[DATASET CONTENT]:
※ ※ ※

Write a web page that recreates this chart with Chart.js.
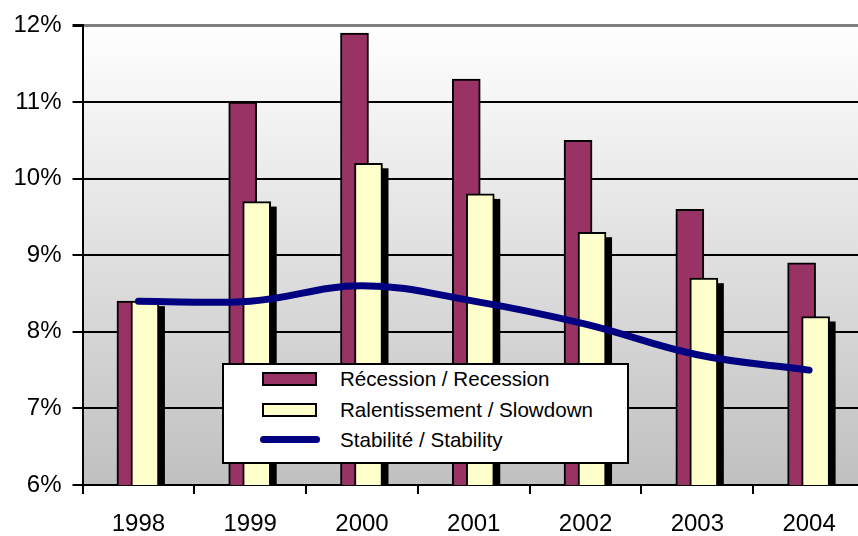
<!DOCTYPE html>
<html>
<head>
<meta charset="utf-8">
<title>Scénarios / Scenarios</title>
<script src="https://cdn.jsdelivr.net/npm/chart.js@4/dist/chart.umd.min.js"></script>
<style>
  html, body { margin: 0; padding: 0; background: #fff; overflow: hidden; width: 858px; height: 536px; }
  #wrap { position: absolute; left: 0; top: 0; width: 865px; height: 554px; }
  #legend {
    position: absolute; left: 222px; top: 363px; width: 403px; height: 97px;
    border: 2px solid #000; background: #fff;
    font-family: "Liberation Sans", Arial, sans-serif; font-size: 20.6px; color: #000;
  }
  #legend .item { position: absolute; left: 0; right: 0; height: 24px; }
  #legend .box { position: absolute; left: 38px; top: 5px; width: 51px; height: 10px; border: 2px solid #000; }
  #legend .stroke { position: absolute; left: 36px; top: 8px; width: 60px; height: 7px; border-radius: 4px; }
  #legend .text { position: absolute; left: 116px; top: 0; line-height: 24px; white-space: nowrap; }
</style>
</head>
<body>
<div id="wrap"><canvas id="chart"></canvas></div>
<div id="legend"></div>
<script>
// Years on the category axis
const years = ['1998', '1999', '2000', '2001', '2002', '2003', '2004'];

// Rate under each scenario (%)
const recession = [8.4, 11.0, 11.9, 11.3, 10.5, 9.6, 8.9];
const slowdown  = [8.4, 9.7, 10.2, 9.8, 9.3, 8.7, 8.2];
const stability = [8.4, 8.4, 8.6, 8.4, 8.1, 7.7, 7.5];

// Value axis range and step (%)
const yMin = 6;
const yMax = 12;
const yStep = 1;

// Series names
const seriesNames = {
  recession: 'Récession / Recession',
  slowdown: 'Ralentissement / Slowdown',
  stability: 'Stabilité / Stability'
};

const FONT = '"Liberation Sans", Arial, sans-serif';

// Grey-to-white fill behind the plot
const plotBackground = {
  id: 'plotBackground',
  beforeDraw(chart) {
    const { ctx, chartArea: a } = chart;
    const g = ctx.createLinearGradient(0, a.top, 0, a.bottom);
    g.addColorStop(0, '#ffffff');
    g.addColorStop(1, '#c0c0c0');
    ctx.save();
    ctx.fillStyle = g;
    ctx.fillRect(a.left, a.top, a.right - a.left, a.bottom - a.top);
    ctx.restore();
  }
};

// Overlapping bars: nudge each bar series sideways within its category
const barShift = {
  id: 'barShift',
  afterDatasetsUpdate(chart) {
    chart.data.datasets.forEach((ds, i) => {
      if (!ds.shift) return;
      chart.getDatasetMeta(i).data.forEach(el => { el.x += ds.shift; });
    });
  }
};

// Solid drop shadow under a bar series
const barShadow = {
  id: 'barShadow',
  beforeDatasetDraw(chart, args) {
    const ds = chart.data.datasets[args.index];
    if (!ds.shadowOffset) return;
    const { ctx, chartArea: a } = chart;
    const { x: dx, y: dy } = ds.shadowOffset;
    ctx.save();
    ctx.beginPath();
    ctx.rect(a.left, a.top, a.right - a.left, a.bottom - a.top);
    ctx.clip();
    ctx.fillStyle = '#000';
    args.meta.data.forEach(el => {
      const { x, y, base, width } = el.getProps(['x', 'y', 'base', 'width'], true);
      ctx.fillRect(x - width / 2 + dx, y + dy, width, base - y);
    });
    ctx.restore();
  }
};

const datasets = [
  {
    type: 'line',
    label: seriesNames.stability,
    data: stability,
    borderColor: '#000080',
    backgroundColor: '#000080',
    borderWidth: 7,
    borderCapStyle: 'round',
    borderJoinStyle: 'round',
    tension: 0.4,
    pointRadius: 0,
    fill: false,
    order: 0
  },
  {
    label: seriesNames.slowdown,
    data: slowdown,
    backgroundColor: '#FFFFCC',
    borderColor: '#000',
    borderWidth: 2,
    barThickness: 28,
    grouped: false,
    shift: 6.5,
    shadowOffset: { x: 6, y: 5 },
    order: 1
  },
  {
    label: seriesNames.recession,
    data: recession,
    backgroundColor: '#993366',
    borderColor: '#000',
    borderWidth: 2,
    barThickness: 28,
    grouped: false,
    shift: -7.5,
    order: 2
  }
];

new Chart(document.getElementById('chart'), {
  type: 'bar',
  data: { labels: years, datasets },
  options: {
    responsive: true,
    maintainAspectRatio: false,
    animation: false,
    events: [],
    layout: { padding: { left: 2.5, top: 23.5, right: 0, bottom: 0 } },
    plugins: { legend: { display: false }, tooltip: { enabled: false } },
    scales: {
      x: {
        offset: true,
        grid: {
          display: true, drawOnChartArea: false, drawTicks: true,
          tickLength: 9, color: '#000', lineWidth: 2, offset: true
        },
        border: { display: true, color: '#000', width: 2 },
        ticks: { color: '#000', font: { family: FONT, size: 24, lineHeight: 1 }, padding: 18, maxRotation: 0 }
      },
      y: {
        min: yMin,
        max: yMax,
        ticks: {
          stepSize: yStep,
          callback: v => v + '%',
          color: '#000',
          font: { family: FONT, size: 24 },
          padding: 11
        },
        grid: {
          color: c => (c.tick && c.tick.value === yMax ? '#808080' : '#000'),
          lineWidth: c => (c.tick && c.tick.value === yMax ? 3 : 2),
          tickColor: '#000',
          tickLength: 10,
          drawTicks: true
        },
        border: { display: true, color: '#000', width: 2 }
      }
    }
  },
  plugins: [plotBackground, barShift, barShadow]
});

// Legend box drawn over the lower middle of the plot
const legendEl = document.getElementById('legend');
const legendRows = [
  { name: seriesNames.recession, kind: 'box', color: '#993366', top: 2 },
  { name: seriesNames.slowdown, kind: 'box', color: '#FFFFCC', top: 33 },
  { name: seriesNames.stability, kind: 'stroke', color: '#000080', top: 63 }
];
legendRows.forEach(r => {
  const item = document.createElement('div');
  item.className = 'item';
  item.style.top = r.top + 'px';
  const sw = document.createElement('div');
  sw.className = r.kind;
  sw.style.background = r.color;
  const tx = document.createElement('div');
  tx.className = 'text';
  tx.textContent = r.name;
  item.appendChild(sw);
  item.appendChild(tx);
  legendEl.appendChild(item);
});
</script>
</body>
</html>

※ ※ ※

[REQUIRED WORK]: Return only the lines running from the top of the data to the line that holds "const yStep = 1;". Include both of those lines, but skip the pictures.

[SOLUTION]:
Write a web page that recreates this chart with Chart.js.
<!DOCTYPE html>
<html>
<head>
<meta charset="utf-8">
<title>Scénarios / Scenarios</title>
<script src="https://cdn.jsdelivr.net/npm/chart.js@4/dist/chart.umd.min.js"></script>
<style>
  html, body { margin: 0; padding: 0; background: #fff; overflow: hidden; width: 858px; height: 536px; }
  #wrap { position: absolute; left: 0; top: 0; width: 865px; height: 554px; }
  #legend {
    position: absolute; left: 222px; top: 363px; width: 403px; height: 97px;
    border: 2px solid #000; background: #fff;
    font-family: "Liberation Sans", Arial, sans-serif; font-size: 20.6px; color: #000;
  }
  #legend .item { position: absolute; left: 0; right: 0; height: 24px; }
  #legend .box { position: absolute; left: 38px; top: 5px; width: 51px; height: 10px; border: 2px solid #000; }
  #legend .stroke { position: absolute; left: 36px; top: 8px; width: 60px; height: 7px; border-radius: 4px; }
  #legend .text { position: absolute; left: 116px; top: 0; line-height: 24px; white-space: nowrap; }
</style>
</head>
<body>
<div id="wrap"><canvas id="chart"></canvas></div>
<div id="legend"></div>
<script>
// Years on the category axis
const years = ['1998', '1999', '2000', '2001', '2002', '2003', '2004'];

// Rate under each scenario (%)
const recession = [8.4, 11.0, 11.9, 11.3, 10.5, 9.6, 8.9];
const slowdown  = [8.4, 9.7, 10.2, 9.8, 9.3, 8.7, 8.2];
const stability = [8.4, 8.4, 8.6, 8.4, 8.1, 7.7, 7.5];

// Value axis range and step (%)
const yMin = 6;
const yMax = 12;
const yStep = 1;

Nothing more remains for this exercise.